* Listed entries

□ □ □ □ □

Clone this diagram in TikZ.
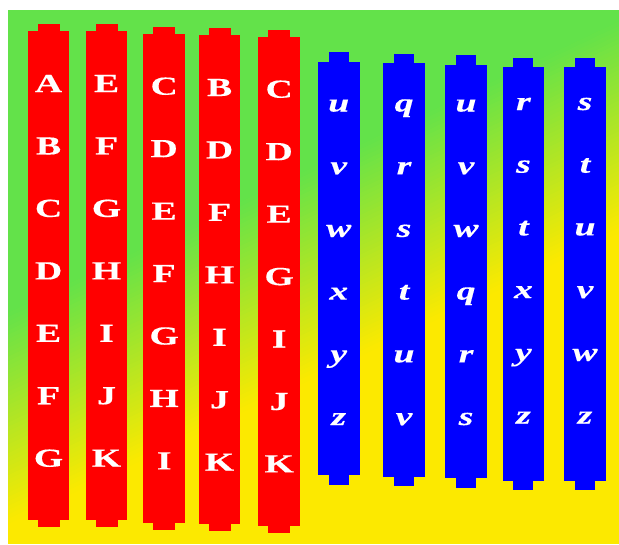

□ □ □ □ □

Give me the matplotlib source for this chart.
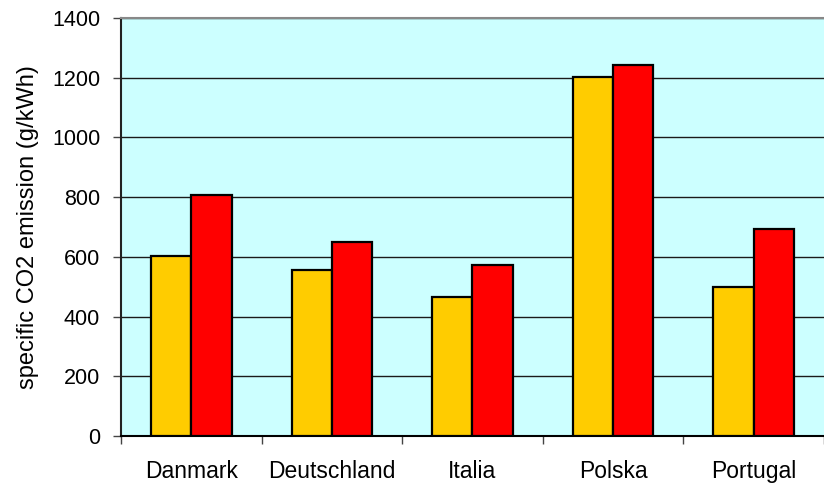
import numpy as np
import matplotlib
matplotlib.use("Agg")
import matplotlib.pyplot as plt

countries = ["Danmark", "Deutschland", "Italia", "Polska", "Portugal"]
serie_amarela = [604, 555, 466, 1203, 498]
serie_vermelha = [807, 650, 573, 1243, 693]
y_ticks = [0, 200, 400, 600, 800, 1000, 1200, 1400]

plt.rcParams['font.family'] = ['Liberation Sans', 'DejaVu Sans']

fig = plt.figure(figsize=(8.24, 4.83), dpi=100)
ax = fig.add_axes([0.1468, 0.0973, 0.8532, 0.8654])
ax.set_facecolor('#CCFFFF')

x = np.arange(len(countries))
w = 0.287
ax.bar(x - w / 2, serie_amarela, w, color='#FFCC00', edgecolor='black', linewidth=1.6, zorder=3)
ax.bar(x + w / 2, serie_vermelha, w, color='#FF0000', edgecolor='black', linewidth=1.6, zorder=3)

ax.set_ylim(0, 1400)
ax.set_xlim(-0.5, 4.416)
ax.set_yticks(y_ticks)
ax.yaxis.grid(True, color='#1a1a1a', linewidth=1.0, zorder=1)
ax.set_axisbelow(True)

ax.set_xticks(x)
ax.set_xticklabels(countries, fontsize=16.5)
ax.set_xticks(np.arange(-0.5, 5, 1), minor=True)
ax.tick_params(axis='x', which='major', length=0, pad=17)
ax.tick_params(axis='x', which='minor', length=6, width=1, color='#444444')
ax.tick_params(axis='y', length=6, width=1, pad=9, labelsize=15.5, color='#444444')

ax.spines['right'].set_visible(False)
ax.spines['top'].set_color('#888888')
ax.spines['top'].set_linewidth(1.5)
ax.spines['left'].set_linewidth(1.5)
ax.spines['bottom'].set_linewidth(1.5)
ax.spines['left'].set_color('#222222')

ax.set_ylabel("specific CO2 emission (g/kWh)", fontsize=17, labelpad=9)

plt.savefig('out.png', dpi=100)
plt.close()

□ □ □ □ □

* Task to complete
Give only the lines from the one with "Give me the matplotlib source for this chart." to the one with "plt.close()", both included, again and exactly; leave the images out.

* Solution for this exercise
Give me the matplotlib source for this chart.
import numpy as np
import matplotlib
matplotlib.use("Agg")
import matplotlib.pyplot as plt

countries = ["Danmark", "Deutschland", "Italia", "Polska", "Portugal"]
serie_amarela = [604, 555, 466, 1203, 498]
serie_vermelha = [807, 650, 573, 1243, 693]
y_ticks = [0, 200, 400, 600, 800, 1000, 1200, 1400]

plt.rcParams['font.family'] = ['Liberation Sans', 'DejaVu Sans']

fig = plt.figure(figsize=(8.24, 4.83), dpi=100)
ax = fig.add_axes([0.1468, 0.0973, 0.8532, 0.8654])
ax.set_facecolor('#CCFFFF')

x = np.arange(len(countries))
w = 0.287
ax.bar(x - w / 2, serie_amarela, w, color='#FFCC00', edgecolor='black', linewidth=1.6, zorder=3)
ax.bar(x + w / 2, serie_vermelha, w, color='#FF0000', edgecolor='black', linewidth=1.6, zorder=3)

ax.set_ylim(0, 1400)
ax.set_xlim(-0.5, 4.416)
ax.set_yticks(y_ticks)
ax.yaxis.grid(True, color='#1a1a1a', linewidth=1.0, zorder=1)
ax.set_axisbelow(True)

ax.set_xticks(x)
ax.set_xticklabels(countries, fontsize=16.5)
ax.set_xticks(np.arange(-0.5, 5, 1), minor=True)
ax.tick_params(axis='x', which='major', length=0, pad=17)
ax.tick_params(axis='x', which='minor', length=6, width=1, color='#444444')
ax.tick_params(axis='y', length=6, width=1, pad=9, labelsize=15.5, color='#444444')

ax.spines['right'].set_visible(False)
ax.spines['top'].set_color('#888888')
ax.spines['top'].set_linewidth(1.5)
ax.spines['left'].set_linewidth(1.5)
ax.spines['bottom'].set_linewidth(1.5)
ax.spines['left'].set_color('#222222')

ax.set_ylabel("specific CO2 emission (g/kWh)", fontsize=17, labelpad=9)

plt.savefig('out.png', dpi=100)
plt.close()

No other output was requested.